DATA EXTRACT =
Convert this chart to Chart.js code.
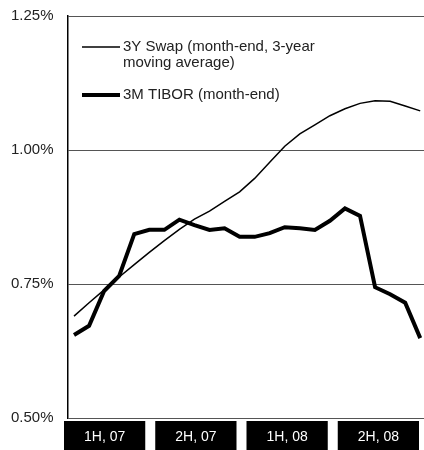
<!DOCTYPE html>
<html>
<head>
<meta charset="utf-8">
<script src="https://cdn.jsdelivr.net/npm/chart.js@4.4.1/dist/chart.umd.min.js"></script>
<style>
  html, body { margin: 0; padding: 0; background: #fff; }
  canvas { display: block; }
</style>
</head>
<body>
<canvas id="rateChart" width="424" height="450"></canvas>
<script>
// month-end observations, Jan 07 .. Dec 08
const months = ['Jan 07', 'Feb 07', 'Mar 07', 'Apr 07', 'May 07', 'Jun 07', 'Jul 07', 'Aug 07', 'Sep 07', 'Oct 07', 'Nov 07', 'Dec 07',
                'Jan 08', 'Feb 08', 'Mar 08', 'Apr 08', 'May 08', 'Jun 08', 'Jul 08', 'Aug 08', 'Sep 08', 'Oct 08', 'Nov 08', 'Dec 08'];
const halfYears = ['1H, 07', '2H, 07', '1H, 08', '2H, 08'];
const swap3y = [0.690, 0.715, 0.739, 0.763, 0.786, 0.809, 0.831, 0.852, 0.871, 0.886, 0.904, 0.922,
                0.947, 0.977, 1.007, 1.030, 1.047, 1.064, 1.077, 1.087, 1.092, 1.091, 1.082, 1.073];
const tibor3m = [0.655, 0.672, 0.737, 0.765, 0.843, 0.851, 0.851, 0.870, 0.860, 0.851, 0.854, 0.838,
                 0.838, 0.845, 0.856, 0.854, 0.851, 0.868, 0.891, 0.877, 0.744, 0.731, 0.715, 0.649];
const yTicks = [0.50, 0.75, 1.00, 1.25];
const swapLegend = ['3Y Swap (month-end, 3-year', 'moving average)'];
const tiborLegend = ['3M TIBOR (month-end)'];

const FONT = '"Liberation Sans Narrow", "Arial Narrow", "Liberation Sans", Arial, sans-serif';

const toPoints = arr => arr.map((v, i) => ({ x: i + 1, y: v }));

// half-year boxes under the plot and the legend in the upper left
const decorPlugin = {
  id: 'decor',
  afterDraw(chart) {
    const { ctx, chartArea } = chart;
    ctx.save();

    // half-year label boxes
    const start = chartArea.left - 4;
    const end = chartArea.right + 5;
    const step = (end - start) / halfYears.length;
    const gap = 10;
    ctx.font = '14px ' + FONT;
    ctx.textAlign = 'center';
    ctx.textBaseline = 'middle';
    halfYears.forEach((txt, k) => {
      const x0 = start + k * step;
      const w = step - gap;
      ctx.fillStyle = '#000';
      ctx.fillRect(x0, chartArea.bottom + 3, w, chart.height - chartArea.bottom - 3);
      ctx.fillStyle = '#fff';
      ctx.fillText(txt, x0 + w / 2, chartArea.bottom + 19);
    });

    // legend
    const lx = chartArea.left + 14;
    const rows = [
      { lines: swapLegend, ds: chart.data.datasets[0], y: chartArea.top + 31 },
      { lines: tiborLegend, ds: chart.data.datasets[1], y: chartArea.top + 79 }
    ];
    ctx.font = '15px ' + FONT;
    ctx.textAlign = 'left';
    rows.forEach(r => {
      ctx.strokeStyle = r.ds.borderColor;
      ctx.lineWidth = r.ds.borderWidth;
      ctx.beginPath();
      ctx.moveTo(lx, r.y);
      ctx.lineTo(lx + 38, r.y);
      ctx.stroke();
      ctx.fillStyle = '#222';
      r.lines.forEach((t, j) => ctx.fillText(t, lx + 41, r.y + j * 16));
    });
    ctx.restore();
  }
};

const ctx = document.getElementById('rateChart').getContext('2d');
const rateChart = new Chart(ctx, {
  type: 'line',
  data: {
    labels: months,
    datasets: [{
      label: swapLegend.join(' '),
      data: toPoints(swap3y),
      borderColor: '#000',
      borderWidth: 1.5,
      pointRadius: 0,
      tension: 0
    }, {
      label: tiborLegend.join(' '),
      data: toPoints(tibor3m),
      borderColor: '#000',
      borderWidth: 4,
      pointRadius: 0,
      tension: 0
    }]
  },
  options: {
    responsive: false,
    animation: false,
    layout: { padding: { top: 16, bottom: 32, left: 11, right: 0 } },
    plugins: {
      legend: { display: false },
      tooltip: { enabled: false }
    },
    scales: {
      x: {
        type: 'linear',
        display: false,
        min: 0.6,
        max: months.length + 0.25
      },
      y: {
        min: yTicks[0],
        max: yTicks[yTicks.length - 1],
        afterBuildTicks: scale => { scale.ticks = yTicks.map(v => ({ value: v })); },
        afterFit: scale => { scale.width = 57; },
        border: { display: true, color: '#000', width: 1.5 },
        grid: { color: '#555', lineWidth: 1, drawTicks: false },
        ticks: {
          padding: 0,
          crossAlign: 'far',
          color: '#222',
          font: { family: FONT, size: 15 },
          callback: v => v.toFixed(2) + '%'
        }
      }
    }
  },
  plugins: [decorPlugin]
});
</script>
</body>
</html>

EXERCISE OBJECTIVE = Are you able to set down all the lines above exactly, without any pictures?

WORKED SOLUTION =
Convert this chart to Chart.js code.
<!DOCTYPE html>
<html>
<head>
<meta charset="utf-8">
<script src="https://cdn.jsdelivr.net/npm/chart.js@4.4.1/dist/chart.umd.min.js"></script>
<style>
  html, body { margin: 0; padding: 0; background: #fff; }
  canvas { display: block; }
</style>
</head>
<body>
<canvas id="rateChart" width="424" height="450"></canvas>
<script>
// month-end observations, Jan 07 .. Dec 08
const months = ['Jan 07', 'Feb 07', 'Mar 07', 'Apr 07', 'May 07', 'Jun 07', 'Jul 07', 'Aug 07', 'Sep 07', 'Oct 07', 'Nov 07', 'Dec 07',
                'Jan 08', 'Feb 08', 'Mar 08', 'Apr 08', 'May 08', 'Jun 08', 'Jul 08', 'Aug 08', 'Sep 08', 'Oct 08', 'Nov 08', 'Dec 08'];
const halfYears = ['1H, 07', '2H, 07', '1H, 08', '2H, 08'];
const swap3y = [0.690, 0.715, 0.739, 0.763, 0.786, 0.809, 0.831, 0.852, 0.871, 0.886, 0.904, 0.922,
                0.947, 0.977, 1.007, 1.030, 1.047, 1.064, 1.077, 1.087, 1.092, 1.091, 1.082, 1.073];
const tibor3m = [0.655, 0.672, 0.737, 0.765, 0.843, 0.851, 0.851, 0.870, 0.860, 0.851, 0.854, 0.838,
                 0.838, 0.845, 0.856, 0.854, 0.851, 0.868, 0.891, 0.877, 0.744, 0.731, 0.715, 0.649];
const yTicks = [0.50, 0.75, 1.00, 1.25];
const swapLegend = ['3Y Swap (month-end, 3-year', 'moving average)'];
const tiborLegend = ['3M TIBOR (month-end)'];

const FONT = '"Liberation Sans Narrow", "Arial Narrow", "Liberation Sans", Arial, sans-serif';

const toPoints = arr => arr.map((v, i) => ({ x: i + 1, y: v }));

// half-year boxes under the plot and the legend in the upper left
const decorPlugin = {
  id: 'decor',
  afterDraw(chart) {
    const { ctx, chartArea } = chart;
    ctx.save();

    // half-year label boxes
    const start = chartArea.left - 4;
    const end = chartArea.right + 5;
    const step = (end - start) / halfYears.length;
    const gap = 10;
    ctx.font = '14px ' + FONT;
    ctx.textAlign = 'center';
    ctx.textBaseline = 'middle';
    halfYears.forEach((txt, k) => {
      const x0 = start + k * step;
      const w = step - gap;
      ctx.fillStyle = '#000';
      ctx.fillRect(x0, chartArea.bottom + 3, w, chart.height - chartArea.bottom - 3);
      ctx.fillStyle = '#fff';
      ctx.fillText(txt, x0 + w / 2, chartArea.bottom + 19);
    });

    // legend
    const lx = chartArea.left + 14;
    const rows = [
      { lines: swapLegend, ds: chart.data.datasets[0], y: chartArea.top + 31 },
      { lines: tiborLegend, ds: chart.data.datasets[1], y: chartArea.top + 79 }
    ];
    ctx.font = '15px ' + FONT;
    ctx.textAlign = 'left';
    rows.forEach(r => {
      ctx.strokeStyle = r.ds.borderColor;
      ctx.lineWidth = r.ds.borderWidth;
      ctx.beginPath();
      ctx.moveTo(lx, r.y);
      ctx.lineTo(lx + 38, r.y);
      ctx.stroke();
      ctx.fillStyle = '#222';
      r.lines.forEach((t, j) => ctx.fillText(t, lx + 41, r.y + j * 16));
    });
    ctx.restore();
  }
};

const ctx = document.getElementById('rateChart').getContext('2d');
const rateChart = new Chart(ctx, {
  type: 'line',
  data: {
    labels: months,
    datasets: [{
      label: swapLegend.join(' '),
      data: toPoints(swap3y),
      borderColor: '#000',
      borderWidth: 1.5,
      pointRadius: 0,
      tension: 0
    }, {
      label: tiborLegend.join(' '),
      data: toPoints(tibor3m),
      borderColor: '#000',
      borderWidth: 4,
      pointRadius: 0,
      tension: 0
    }]
  },
  options: {
    responsive: false,
    animation: false,
    layout: { padding: { top: 16, bottom: 32, left: 11, right: 0 } },
    plugins: {
      legend: { display: false },
      tooltip: { enabled: false }
    },
    scales: {
      x: {
        type: 'linear',
        display: false,
        min: 0.6,
        max: months.length + 0.25
      },
      y: {
        min: yTicks[0],
        max: yTicks[yTicks.length - 1],
        afterBuildTicks: scale => { scale.ticks = yTicks.map(v => ({ value: v })); },
        afterFit: scale => { scale.width = 57; },
        border: { display: true, color: '#000', width: 1.5 },
        grid: { color: '#555', lineWidth: 1, drawTicks: false },
        ticks: {
          padding: 0,
          crossAlign: 'far',
          color: '#222',
          font: { family: FONT, size: 15 },
          callback: v => v.toFixed(2) + '%'
        }
      }
    }
  },
  plugins: [decorPlugin]
});
</script>
</body>
</html>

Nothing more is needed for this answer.